What are Tasmanian Devils really like? Find out!
Head to Bonorong Wildlife Sanctuary, a refuge for injured and abandoned animals, and meet real Tasmanian Devils (not the Taz character you know from Bugs Bunny cartoons!)
I was excited by the prospect of visiting the unique island of Tasmania. I knew I would discover amazing landscapes and interesting cities, but I didn’t know I would fall head over heels for a couple of locals. The two boys in question were too young for me, but they caught my eye, then my heart. And oh yes, one’s a devil. A Tasmanian devil.

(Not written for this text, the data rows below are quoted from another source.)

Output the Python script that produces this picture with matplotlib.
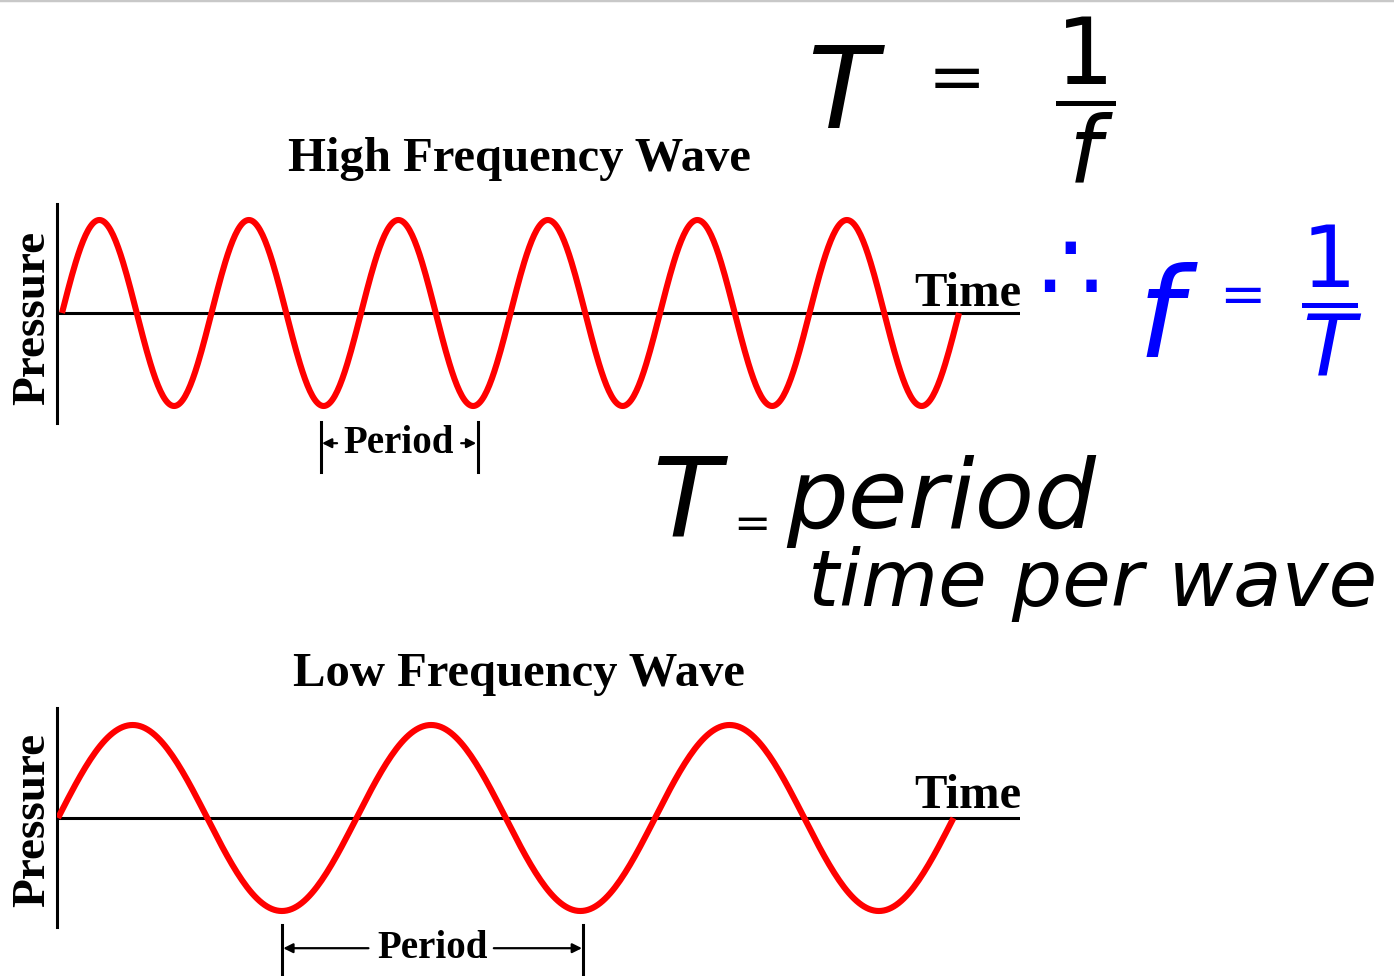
import numpy as np
import matplotlib.pyplot as plt

W, H = 1394, 976

# ---- wave data ----
high_cycles = 6          # full periods drawn in the top wave
low_cycles = 3           # full periods drawn in the bottom wave
amplitude = 1.0
samples_per_cycle = 120

titles = ["High Frequency Wave", "Low Frequency Wave"]
axis_x_label = "Time"
axis_y_label = "Pressure"
period_label = "Period"

# period markers, in cycles along each wave
high_period_marks = (1.73, 2.78)
low_period_marks = (0.75, 1.76)

handwriting_black = ["T", "=", r"$\dfrac{1}{f}$", "T", "=", "period", "time per wave"]
handwriting_blue = ["∴", "f", "=", r"$\dfrac{1}{T}$"]

RED = "#ff0000"
BLUE = "#0000ff"
SERIF = ["Liberation Serif", "DejaVu Serif"]
HAND = ["DejaVu Sans"]

plt.rcParams["mathtext.fontset"] = "dejavusans"


def px_rect(left, top, right, bottom):
    return [left / W, 1 - bottom / H, (right - left) / W, (bottom - top) / H]


fig = plt.figure(figsize=(W / 100, H / 100), dpi=100)

# overlay in pixel units for the texts
over = fig.add_axes([0, 0, 1, 1])
over.set_xlim(0, W)
over.set_ylim(H, 0)
over.set_xticks([])
over.set_yticks([])
for s in ["left", "right", "bottom"]:
    over.spines[s].set_visible(False)
over.spines["top"].set_color("#c8c8c8")
over.spines["top"].set_linewidth(2.5)
over.patch.set_alpha(0)


def wave_axes(rect, cycles, x0_px, cycle_px, base_px, amp_px, top_px, bot_px):
    ax = fig.add_axes(rect)
    ax.patch.set_alpha(0)
    left_px = rect[0] * W
    right_px = (rect[0] + rect[2]) * W
    ax.set_xlim((left_px - x0_px) / cycle_px, (right_px - x0_px) / cycle_px)
    ax.set_ylim(-(bot_px - base_px) / amp_px, (base_px - top_px) / amp_px)
    t = np.linspace(0, cycles, cycles * samples_per_cycle + 1)
    ax.plot(t, amplitude * np.sin(2 * np.pi * t), color=RED, lw=4.4,
            solid_capstyle="butt", zorder=3)
    ax.axhline(0, color="black", lw=2.2, zorder=2)
    for s in ["top", "right", "bottom"]:
        ax.spines[s].set_visible(False)
    ax.spines["left"].set_linewidth(2.2)
    ax.set_xticks([])
    ax.set_yticks([])
    return ax


ax_hi = wave_axes(px_rect(57, 204, 1020, 423), high_cycles, 62, 149.5, 313, 93, 204, 423)
ax_lo = wave_axes(px_rect(57, 708, 1020, 927), low_cycles, 58, 298.5, 818, 93, 708, 927)


def period_marker(ax, marks, y_mid, y_top, y_bot, inner, text_size):
    a, b = marks
    for xb in (a, b):
        ax.plot([xb, xb], [y_top, y_bot], color="black", lw=2.2, clip_on=False)
    mid = (a + b) / 2
    ax.text(mid, y_mid, period_label, ha="center", va="center", fontsize=text_size,
            fontweight="bold", family=SERIF, clip_on=False)
    ax.annotate("", xy=(a, y_mid), xytext=(inner[0], y_mid), annotation_clip=False,
                arrowprops=dict(arrowstyle="-|>", lw=1.6, color="black",
                                shrinkA=0, shrinkB=1, mutation_scale=14))
    ax.annotate("", xy=(b, y_mid), xytext=(inner[1], y_mid), annotation_clip=False,
                arrowprops=dict(arrowstyle="-|>", lw=1.6, color="black",
                                shrinkA=0, shrinkB=1, mutation_scale=14))


period_marker(ax_hi, high_period_marks, -1.40, -1.17, -1.71, (1.84, 2.67), 28)
period_marker(ax_lo, low_period_marks, -1.40, -1.15, -1.71, (1.04, 1.46), 28)

# titles and axis words
for txt, y in zip(titles, [171, 686]):
    over.text(519, y, txt, ha="center", va="baseline", fontsize=35,
              fontweight="bold", family=SERIF)
for y in [306, 808]:
    over.text(1021, y, axis_x_label, ha="right", va="baseline", fontsize=35,
              fontweight="bold", family=SERIF)
for y in [318, 820]:
    over.text(33, y, axis_y_label, ha="center", va="center", rotation=90,
              fontsize=34, fontweight="bold", family=SERIF)

# handwritten notes, black
over.text(842, 96, handwriting_black[0], ha="center", va="center", fontsize=82,
          style="oblique", family=HAND)
over.text(957, 80, handwriting_black[1], ha="center", va="center", fontsize=50,
          family=HAND)
over.text(1085, 100, handwriting_black[2], ha="center", va="center", fontsize=66)
over.text(686, 506, handwriting_black[3], ha="center", va="center", fontsize=80,
          style="oblique", family=HAND)
over.text(752, 526, handwriting_black[4], ha="center", va="center", fontsize=32,
          family=HAND)
over.text(786, 528, handwriting_black[5], ha="left", va="baseline", fontsize=70,
          style="oblique", family=HAND)
over.text(808, 606, handwriting_black[6], ha="left", va="baseline", fontsize=57,
          style="oblique", family=HAND)

# handwritten notes, blue
over.text(1070, 275, handwriting_blue[0], ha="center", va="center", fontsize=72,
          color=BLUE, family=HAND)
over.text(1160, 322, handwriting_blue[1], ha="center", va="center", fontsize=90,
          style="oblique", color=BLUE, family=HAND)
over.text(1242, 298, handwriting_blue[2], ha="center", va="center", fontsize=40,
          color=BLUE, family=HAND)
over.text(1332, 300, handwriting_blue[3], ha="center", va="center", fontsize=62,
          color=BLUE)

fig.savefig("out.png", dpi=100)
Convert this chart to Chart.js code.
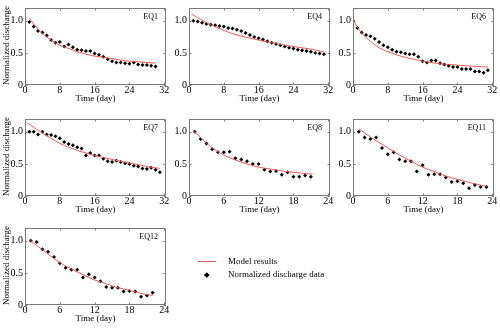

Tasmanian devils are known the world over because of the Bugs Bunny cartoon character Taz. Before seeing a real Tasmanian devil, like many people, I based my assumptions on what they were like on this crazy cartoon character. Not exactly a reliable source.
So when I realized I had no idea what Tasmanian devils looked like, I was even more intrigued to meet these small carnivorous marsupials. Would they be ferocious? Would they be scary or mean? Was I putting myself in danger?
To learn about Tasmanian devils, I visited Bonorong Wildlife Sanctuary, a refuge for injured and abandoned animals. The animals live in spacious digs and the eventual goal for most of them is to return to the wild. And while they’re in residence, they help teach people about them and their circumstances.
Here’s the real deal: Tasmanian devils are black, with a few white spots, red ears and a fairly quiet demeanour. These animals are solitary: they aren’t found wandering the countryside looking for a fight!
The wee beastie I met was far from being a brown, ferocious beast who could apparently whirl into a swirl of dust and attack for no reason. At Bonorong Wildlife Sanctuary, there are 17 in residence; and since this marsupial is endangered, the sanctuary has a breeding program to help the population thrive.
The other animals at Bonorong – kangaroos, wallabys and birds – were just as intriguing … but the other little one that stole my heart was a wombat.
A nocturnal marsupial, this sleek grey animal was happily sleeping when I was there, but I got a sneak peek, and its wee face was enough for me to proclaim my undying devotion.
I highly encourage you to visit Tasmania, if you get the chance, to meet a devil and a wombat — and begin your own love story for this Australian island.